In this C++ example, we demonstrate the essence of the OnSwitch policy:

Lock-Free Calculation: The majority of the time in background_merge_task (the simulated sleep_for) is spent without holding any locks. This means query threads (search) can run unimpeded while the merge is progressing.
Atomic Switch: apply_merge_result uses std::unique_lock. This is the only place in the entire process that blocks readers, but the operations performed here are extremely fast (only in-memory vector manipulation), typically in the microsecond range.
Safety Check: After acquiring the write lock, we must verify the state of the environment again ("Double-Check").

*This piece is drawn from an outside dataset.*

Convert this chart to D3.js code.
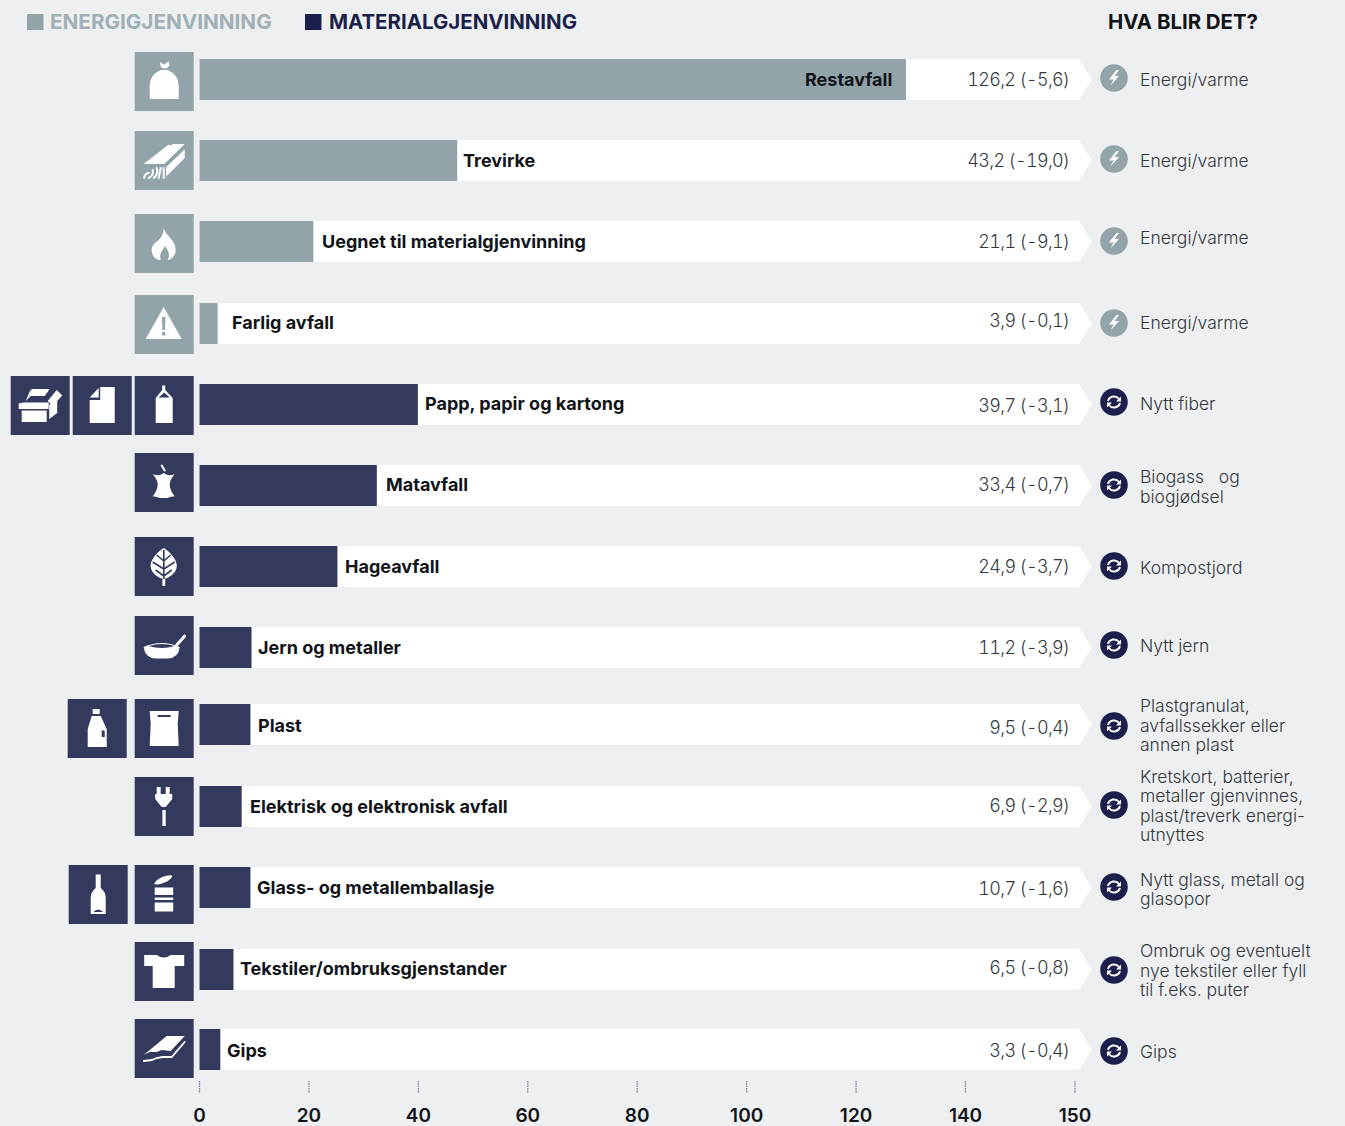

Because during the lock-free computation period, the outside world might have changed (e.g., an admin might have deleted an old index).

Conclusion

In the design of high-concurrency systems, locking is not just about safety; it is an art of performance. The OnSwitch (Late-Locking) policy drastically improves system concurrency by minimizing the scope of critical sections.

Although implementing it is more complex than a global big lock—you need to handle state invalidation, version conflicts, etc.—in search systems that demand ultra-low latency, this complexity is worth it. Modern C++'s shared_mutex and RAII mechanisms allow us to express these complex synchronization logics more elegantly and safely.